Mas não foi apenas nas regiões longínquas assoladas pelo recrutamento forçado por agentes ilegais que se optou pelo uribismo, como também em plena capital. Até mesmo na Ciudad Bolívar, populoso distrito de Bogotá, onde vive parte dos 2,5 milhões de desalojados do país, votou em massa por Santos. O mesmo se aplica a Soacha, município próximo à capital. Em nome dos "bons resultados", nos últimos anos as Forças Armadas prenderam lá jovens inocentes que buscavam trabalho, levaram-nos para o campo e os assassinaram, a fim de apresentá-los como guerrilheiros mortos em combate.

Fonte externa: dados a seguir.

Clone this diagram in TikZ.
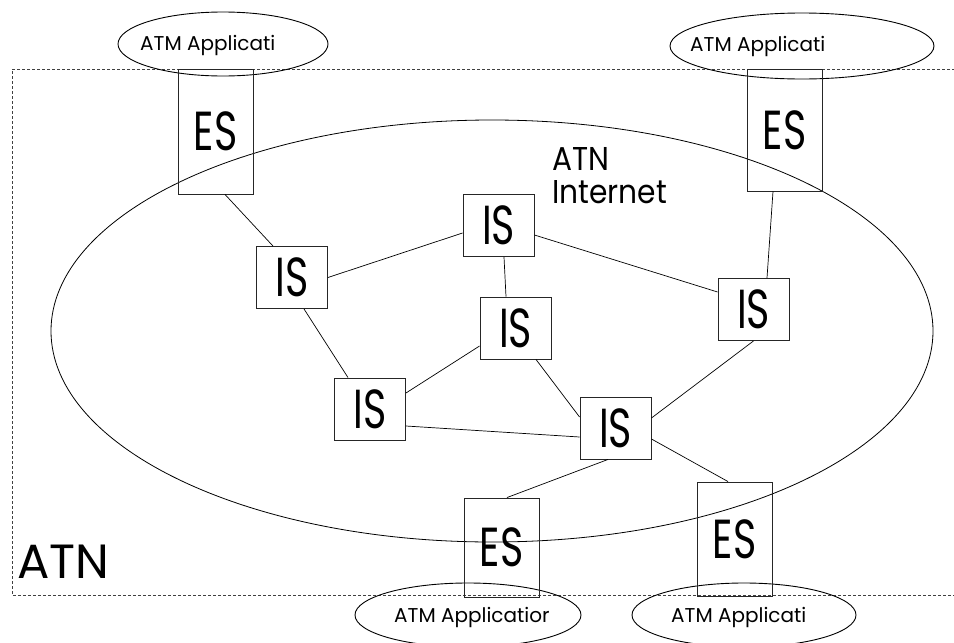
\documentclass[tikz,border=0pt]{standalone}
\usepackage{fontspec}
\setmainfont{Poppins}[FakeStretch=0.72]
\newfontfamily\widefont{Poppins}
\newfontfamily\midfont{Poppins}[FakeStretch=0.9]
\usetikzlibrary{shapes.geometric}
\begin{document}
\begin{tikzpicture}[x=1pt,y=-1pt,
  box/.style={draw=black!85, line width=0.9pt, inner sep=0pt, font=\fontsize{55}{55}\selectfont},
  isbox/.style={box, minimum width=71pt, minimum height=62pt},
  esbox/.style={box, minimum width=75pt},
  link/.style={draw=black, line width=0.7pt},
  app/.style={draw=black, ellipse, line width=0.9pt, inner sep=0pt},
  apptext/.style={font=\widefont\fontsize{20}{20}\selectfont, inner sep=0pt},
  frame/.style={draw=black!75, line width=0.8pt, dash pattern=on 3pt off 2pt}]
\useasboundingbox (0,0) rectangle (954,643);
% outer dashed frame (right side runs off the picture)
\draw[frame] (960,69) -- (12,69) -- (12,595) -- (960,595);
% ATN internet ellipse
\node[app, minimum width=882pt, minimum height=422pt, line width=0.8pt] (net) at (492,331) {};
\node[font=\midfont\fontsize{33}{33}\selectfont, align=left, anchor=north west, inner sep=0pt] (nettext) at (552,147) {ATN\\Internet};
\node[font=\widefont\fontsize{48}{48}\selectfont, anchor=base west, inner sep=0pt] (atn) at (17,578) {ATN};
% application ellipses
\node[app, minimum width=210pt, minimum height=64pt] (appTL) at (223,44) {};
\node[app, minimum width=264pt, minimum height=66pt] (appTR) at (802,46) {};
\node[app, minimum width=226pt, minimum height=64pt] (appBL) at (468,615) {};
\node[app, minimum width=224pt, minimum height=64pt] (appBR) at (744,615) {};
\node[apptext, anchor=west] (tTL) at (140,45) {ATM Applicati};
\node[apptext, anchor=west] (tTR) at (690,46) {ATM Applicati};
\node[apptext, anchor=west] (tBL) at (394,617) {ATM Applicatior};
\node[apptext, anchor=west] (tBR) at (671,617) {ATM Applicati};
% end systems
\node[esbox, minimum height=125pt] (es1) at (215.5,131.5) {ES};
\node[esbox, minimum height=122pt] (es2) at (784.5,130) {ES};
\node[esbox, minimum height=99pt] (es3) at (501.5,547.5) {ES};
\node[esbox, minimum height=114pt] (es4) at (734.5,539) {ES};
% intermediate systems
\node[isbox] (is1) at (292,277.5) {IS};
\node[isbox] (is2) at (498.5,225.5) {IS};
\node[isbox] (is3) at (515.5,328) {IS};
\node[isbox] (is4) at (753.5,309.5) {IS};
\node[isbox] (is5) at (370,409) {IS};
\node[isbox] (is6) at (615.5,428) {IS};
% links
\draw[link] ([xshift=9.5pt]es1.south) -- ([xshift=-19pt]is1.north);
\draw[link] (is1.east) -- ([yshift=-7.5pt]is2.west);
\draw[link] ([xshift=12pt]is1.south) -- ([xshift=-22pt]is5.north);
\draw[link] ([xshift=5.5pt]is2.south) -- ([xshift=-9.5pt]is3.north);
\draw[link] ([yshift=-9.5pt]is2.east) -- ([yshift=17.5pt]is4.west);
\draw[link] ([xshift=-11.5pt]es2.south) -- ([xshift=13.5pt]is4.north);
\draw[link] ([yshift=-18pt]is3.west) -- ([yshift=16pt]is5.east);
\draw[link] ([xshift=20.5pt]is3.south) -- ([yshift=11pt]is6.west);
\draw[link] (is4.south) -- ([yshift=10pt]is6.east);
\draw[link] ([yshift=-17pt]is5.east) -- ([yshift=-9pt]is6.west);
\draw[link] ([xshift=-7.5pt]is6.south) -- ([xshift=5.5pt]es3.north);
\draw[link] ([yshift=-11pt]is6.east) -- ([xshift=-6.5pt]es4.north);
\end{tikzpicture}
\end{document}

O pavor da violência guerrilheira e da expansão chavista foi mais forte do que os apelos do Partido Verde e do Polo Democrático. Enquanto para boa parte dos colombianos o mais importante nesse pleito era uma "mudança ética", segundo a fórmula do filósofo Antanas Mockus, para a maioria votante a segurança segue sendo prioridade.

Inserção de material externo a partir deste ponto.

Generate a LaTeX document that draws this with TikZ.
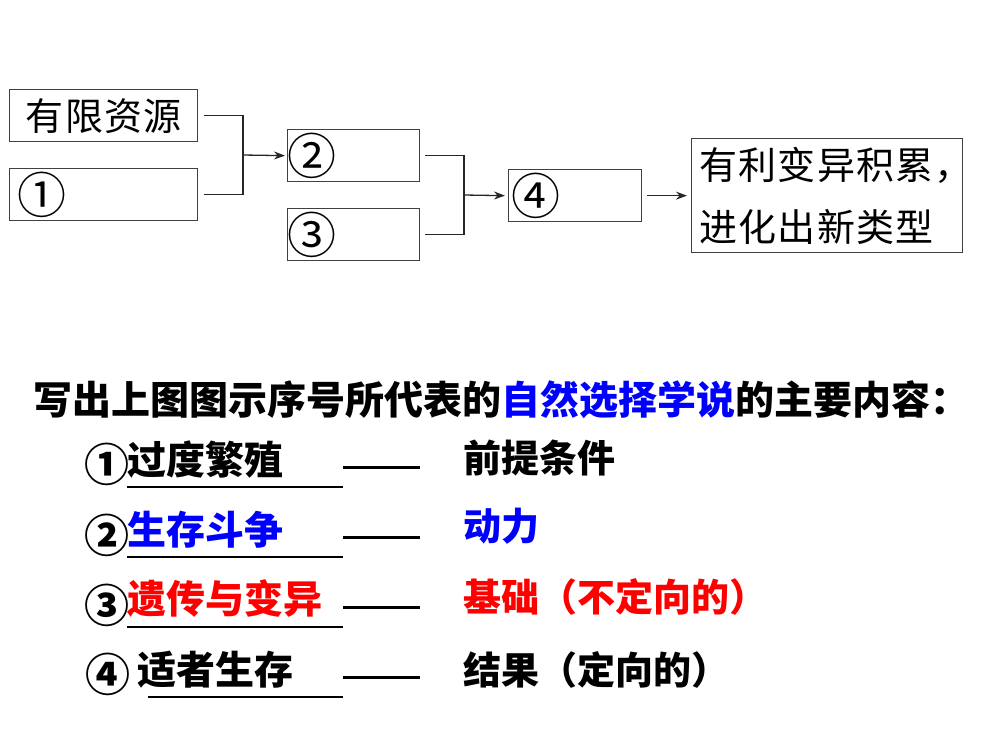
\documentclass[tikz,border=0pt]{standalone}
\usepackage{fontspec}
\newfontfamily\cjk{Noto Sans CJK SC}
\usetikzlibrary{arrows.meta}
\definecolor{myblue}{RGB}{0,0,255}
\definecolor{myred}{RGB}{255,0,0}
\begin{document}
\begin{tikzpicture}[x=1pt,y=-1pt,
  box/.style={draw=black!75, line width=1.3pt, rectangle, anchor=north west, inner ysep=0pt, align=left, font=\cjk\fontsize{38}{62}\selectfont\addfontfeature{LetterSpace=3}},
  numbox/.style={box, minimum height=52pt, inner xsep=0pt, font=\cjk\fontsize{49}{52}\selectfont},
  conn/.style={draw=black!85, line width=1.3pt},
  arr/.style={conn, -{Stealth[length=11pt,width=8pt]}},
  txt/.style={inner sep=0pt, anchor=west, font=\cjk\bfseries\fontsize{39}{40}\selectfont},
  rtxt/.style={inner sep=0pt, anchor=west, font=\cjk\bfseries\fontsize{38}{40}\selectfont},
  num/.style={inner sep=0pt, anchor=center, font=\cjk\bfseries\fontsize{45}{46}\selectfont},
  uline/.style={line width=1.8pt},
  dashln/.style={line width=3pt}]
\useasboundingbox[fill=white] (0,0) rectangle (999,750);
% top diagram
\node[box, minimum width=188pt, minimum height=52pt, align=center] (b1) at (9,89) {有限资源};
\node[numbox, minimum width=188pt, text width=188pt] (b2) at (9,168) {\hspace*{7.5pt}①};
\node[numbox, minimum width=132pt, text width=132pt] (b3) at (287,129) {\hspace*{0pt}②};
\node[numbox, minimum width=132pt, text width=132pt] (b4) at (287,208) {\hspace*{0pt}③};
\node[numbox, minimum width=133pt, text width=133pt] (b5) at (508,169) {\hspace*{2.5pt}④};
\node[box, minimum width=271pt, minimum height=114pt, inner xsep=8pt, text width=255pt] (b6) at (691,138) {有利变异积累，\\进化出新类型};
\coordinate (j1) at (243,155);
\coordinate (j2) at (464,195);
\draw[conn] ([xshift=6pt]b1.east) -| (j1) |- ([xshift=6pt]b2.east);
\draw[arr] (j1) -- ([xshift=-2pt]b3.west);
\draw[conn] ([xshift=5pt]b3.east) -| (j2) |- ([xshift=5pt]b4.east);
\draw[arr] (j2) -- ([xshift=-3pt]b5.west);
\draw[arr] ([xshift=5pt]b5.east) -- ([xshift=-4pt]b6.west);
% bottom text
\node[txt] (title) at (33,400) {写出上图图示序号所代表的\textcolor{myblue}{自然选择学说}的主要内容：};
\node[num] (n1) at (107,464) {①};
\node[txt] (a1) at (127,460) {过度繁殖};
\node[rtxt] (r1) at (463,458) {前提条件};
\node[num] (n2) at (107,535) {②};
\node[txt, text=myblue] (a2) at (127,530) {生存斗争};
\node[rtxt, text=myblue] (r2) at (463,526) {动力};
\node[num] (n3) at (107,605) {③};
\node[txt, text=myred] (a3) at (127,598) {遗传与变异};
\node[rtxt, text=myred] (r3) at (463,597) {基础（不定向的）};
\node[num] (n4) at (108,674) {④};
\node[txt] (a4) at (137,670) {适者生存};
\node[rtxt] (r4) at (463,670) {结果（定向的）};
\coordinate (u1s) at (127,487); \coordinate (u1e) at (343,487);
\coordinate (u2s) at (127,557); \coordinate (u2e) at (343,557);
\coordinate (u3s) at (127,627); \coordinate (u3e) at (343,627);
\coordinate (u4s) at (148,697); \coordinate (u4e) at (343,697);
\draw[uline] (u1s) -- (u1e);
\draw[uline] (u2s) -- (u2e);
\draw[uline] (u3s) -- (u3e);
\draw[uline] (u4s) -- (u4e);
\coordinate (d1s) at (343,467); \coordinate (d1e) at (420,467);
\coordinate (d2s) at (343,537); \coordinate (d2e) at (420,537);
\coordinate (d3s) at (343,607); \coordinate (d3e) at (420,607);
\coordinate (d4s) at (343,677); \coordinate (d4e) at (420,677);
\draw[dashln] (d1s) -- (d1e);
\draw[dashln] (d2s) -- (d2e);
\draw[dashln] (d3s) -- (d3e);
\draw[dashln] (d4s) -- (d4e);
\end{tikzpicture}
\end{document}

Nada mais legítimo, porque é muito fácil elucubrar sobre princípios ideológicos quando não se é acusado pessoalmente pela guerrilha, mas Álvaro Uribe levou o país a níveis perigosos de "desinstitucionalização", esfumaçou, para dizer o mínimo, a divisão entre os poderes. Durante seus dois mandatos, ele abalou o fino equilíbrio de pesos e contrapesos na administração da Justiça. Pois, também segundo a Constituição colombiana, as sentenças emitidas pela Justiça devem ser tabu para o Executivo.
E aqui é onde Santos tem que demonstrar seu verdadeiro porte, não de guerreiro, mas de estadista democrático. Cabe ver até que ponto ele se mostrará independente do insistente Uribe e seu círculo de especialistas, que planeja fundar uma universidade virtual para difundir seu pensamento. Apesar de haver vencido em nome do uribismo, Santos terá que, até certo ponto, se emancipar dele, se não quiser passar à história como uma cópia desbotada do original. O caráter de Juan Manuel Santos permite confiar que isso acontecerá? A partir de 7 de agosto terá 1.460 dias para demonstrá-lo.
Aqui está o papel fundamental da oposição, que terá de ser diferente da exercida contra Uribe, que agiu muitas vezes tão radical como o próprio presidente. Pois é com argumentos e propostas viáveis que uma oposição deve fiscalizar o governo e conquistar eleitores críticos, não com acusações que fazem manchetes e conquistam simpatizantes no exterior, mas que não conseguem resistir aos exames das autoridades.
Com o Partido Verde como a segunda força política na Colômbia, há esperanças de que Mockus exercerá essa oposição com a qualidade necessária. Na Colômbia, o governo mudou, mas também a oposição. Ambos são sinais positivos.
É na defesa do Estado de direito que os colombianos têm que se reencontrar, é aqui que se deve dar a "Unidade Nacional" convocada por Santos. Assim, a esperança dos que o elegeram repousa na segurança, e a dos que lhe negaram seu voto, na construção de uma Colômbia com mais educação, mais trabalho, menos corrupção e menos pobres.